La Chronique Agora

Fed et BCE, la magie des taux zéro et des taux négatifs

banques centrales

▪ Nous sommes en Normandie avec un groupe d’investisseurs. Ce sont des gens qui investissent pour le long terme et se soucient moins de gagner de l’argent que de ne pas en perdre.

Nous leurs avons fait un discours dont le principe de base était que nous vivons dans un monde si insensé que seul un fou furieux pourrait le comprendre — et seul un benêt s’y fierait.

La semaine dernière, les Européens ont rendu le monde un peu plus fou. Ils sont passés du taux zéro au taux négatif. C’est-à-dire que les taux d’intérêts réels passent de zéro à moins de zéro, grâce à une politique de taux négatifs.

Les Etats-Unis sont encore dans un système de taux zéro… officiellement. Officieusement, cependant, les principaux emprunteurs obtiennent leur argent à des taux substantiellement plus bas que l’inflation des prix à la consommation.
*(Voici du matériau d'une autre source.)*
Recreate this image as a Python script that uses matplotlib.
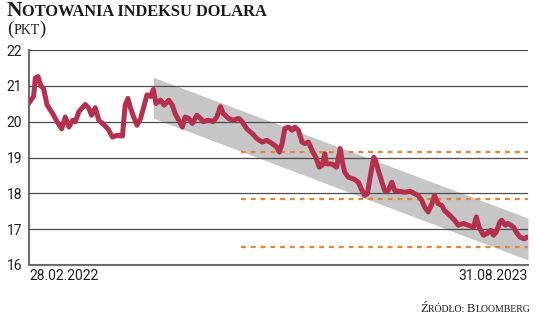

Prenez IBM, par exemple. Ses obligations, arrivant à maturité en 2017, ont un rendement de 1,78%. Officiellement, l’IPC américain est de 2% environ. Mais lorsque le MIT a mesuré l’inflation — sans utiliser d’ajustement et de traficotages statistiques –, il est parvenu à un résultat de 3,91%. Cela fait d’IBM un emprunteur à taux négatif, gagnant en fait plus de 2% sur chaque dollar emprunté.
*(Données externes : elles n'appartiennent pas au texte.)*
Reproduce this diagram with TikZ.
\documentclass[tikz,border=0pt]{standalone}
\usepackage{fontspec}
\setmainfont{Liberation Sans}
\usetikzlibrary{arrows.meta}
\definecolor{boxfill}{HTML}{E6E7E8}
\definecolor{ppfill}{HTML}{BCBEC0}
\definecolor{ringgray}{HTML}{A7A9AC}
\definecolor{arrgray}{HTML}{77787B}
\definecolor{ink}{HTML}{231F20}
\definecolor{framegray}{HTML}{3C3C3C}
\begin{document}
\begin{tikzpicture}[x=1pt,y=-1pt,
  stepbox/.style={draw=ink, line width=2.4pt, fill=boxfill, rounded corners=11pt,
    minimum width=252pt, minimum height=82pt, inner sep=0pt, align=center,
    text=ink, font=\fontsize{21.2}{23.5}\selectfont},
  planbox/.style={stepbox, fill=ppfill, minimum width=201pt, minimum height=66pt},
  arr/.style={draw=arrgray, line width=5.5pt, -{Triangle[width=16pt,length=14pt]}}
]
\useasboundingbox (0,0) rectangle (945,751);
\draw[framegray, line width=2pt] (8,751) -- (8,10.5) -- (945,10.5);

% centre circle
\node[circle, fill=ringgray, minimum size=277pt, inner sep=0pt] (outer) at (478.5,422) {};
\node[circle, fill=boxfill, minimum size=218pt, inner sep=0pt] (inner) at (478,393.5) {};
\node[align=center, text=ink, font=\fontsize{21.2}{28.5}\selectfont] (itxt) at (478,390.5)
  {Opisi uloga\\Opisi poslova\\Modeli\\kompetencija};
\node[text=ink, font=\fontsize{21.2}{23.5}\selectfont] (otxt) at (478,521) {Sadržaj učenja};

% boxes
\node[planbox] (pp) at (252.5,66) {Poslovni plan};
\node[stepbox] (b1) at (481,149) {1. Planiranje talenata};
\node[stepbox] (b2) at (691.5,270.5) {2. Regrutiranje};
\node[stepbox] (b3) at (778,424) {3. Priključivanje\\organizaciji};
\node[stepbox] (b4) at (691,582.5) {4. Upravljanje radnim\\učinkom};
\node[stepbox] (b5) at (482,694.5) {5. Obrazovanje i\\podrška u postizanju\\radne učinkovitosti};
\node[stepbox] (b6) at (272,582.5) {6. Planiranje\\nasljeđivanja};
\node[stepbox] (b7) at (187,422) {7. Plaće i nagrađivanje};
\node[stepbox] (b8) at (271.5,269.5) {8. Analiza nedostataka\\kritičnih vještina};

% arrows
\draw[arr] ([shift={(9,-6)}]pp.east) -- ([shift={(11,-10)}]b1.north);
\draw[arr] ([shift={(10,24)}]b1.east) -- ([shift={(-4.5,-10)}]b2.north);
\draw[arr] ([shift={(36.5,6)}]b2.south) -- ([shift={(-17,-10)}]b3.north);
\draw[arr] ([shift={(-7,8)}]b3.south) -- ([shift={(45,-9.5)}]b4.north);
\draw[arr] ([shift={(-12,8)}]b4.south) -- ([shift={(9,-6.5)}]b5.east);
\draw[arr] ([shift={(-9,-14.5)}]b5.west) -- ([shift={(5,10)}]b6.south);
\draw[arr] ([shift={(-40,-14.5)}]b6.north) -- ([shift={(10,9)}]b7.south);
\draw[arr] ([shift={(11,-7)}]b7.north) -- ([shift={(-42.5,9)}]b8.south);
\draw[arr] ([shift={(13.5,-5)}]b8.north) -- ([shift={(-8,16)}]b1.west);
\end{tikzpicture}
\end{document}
IBM est aussi grand acheteur de ses propres actions. En fait, il est peut-être le plus grand acheteur de ses propres titres. Pour chaque dollar que l’entreprise dépense en véritables investissements — nouvelles machines, nouveaux équipements — elle dépense 8 $ pour racheter ses propres actions.

Cela nous donne une idée.

Mais c’est là que nous innovons : achetez aussi vos propres produits !

▪ Vous voulez gagner beaucoup d’argent ?
Lancez une entreprise. Empruntez de l’argent. Achetez vos propres titres. Tout le monde le fait, non ?

Mais c’est là que nous innovons : achetez aussi vos propres produits !

Suivez l’exemple des entreprises du net. Inventez un média social si neuf et si révolutionnaire que personne n’en a jamais entendu parler. Levez un milliard de dollars en vendant des obligations au public. Vous n’avez ni crédit ni crédibilité ? Pas de souci. Les compagnies qui ont fait les meilleures performances boursières ces derniers temps sont celles qui ont le pire historique de crédit, selon Bloomberg. Ce sont ces "bombes comptables" qui ont le plus bénéficié des taux zéro, des taux négatifs et de l’effondrement du spread. Tout le monde veut des rendements élevés. Et personne ne pense que la Fed permettra à ses débiteurs de faire faillite. Il s’ensuite donc qu’une nouvelle entreprise n’ayant pas d’historique, pas de vrai produit, pas de profits, pas de ventes et pas de business plan devrait avoir la pire notation possible… et devrait donc obtenir du crédit les doigts dans le nez.

Alors disons que vous devez emprunter à deux fois le taux d’IBM — disons 4%. Avec un taux d’inflation réel de 3,91%, vous obtenez de l’argent pour rien, en gros. Mais il faut quand même rembourser vos dettes. Vous empruntez un milliard de dollars. Vous devez payer 40 millions d’intérêts tous les ans. Mais vous prenez votre milliard et vous l’utilisez pour acheter vos produits (quels qu’ils soient). Votre entreprise montre des ventes d’un milliard de dollars. Vous apportez 40% de cette somme à votre bilan — ce qui vous donne une couverture de dette de 10. Cela fait de vous l’un des créditeurs les plus sains du marché. Ensuite, si vos titres se vendent 20 fois les bénéfices (modeste, pour une techno), la valeur de votre entreprise grimpera de 20 x 400 000 000 $ = huit milliards de dollars !

Vous voyez ? Vous êtes parti de rien. Grâce à la magie des taux zéro et négatifs… avec quelques tours de passe-passe comptables… vous avez désormais une entreprise valant huit milliards de dollars.

Ca semble insensé ? Oui. Mais c’est presque exactement ce que la Fed tente d’encourager. Les entreprises empruntent. Elles utilisent l’argent pour acheter leurs titres. Les valeurs grimpent. Cet "effet richesse" est censé se répercuter vers le public, supposé acheter les produits de l’entreprise. La hausse des ventes produira des profits plus élevés. Les actions vont grimper. Tout le monde sera plus riche.

Le risque, pour l’investisseur de court terme, c’est de manquer cette joyeuse folie. Les prix des actifs grimpent ; il veut faire partie du voyage.

Quant à l’investisseur de long terme, pour lui, le risque arrive quand l’économie reprend ses esprits.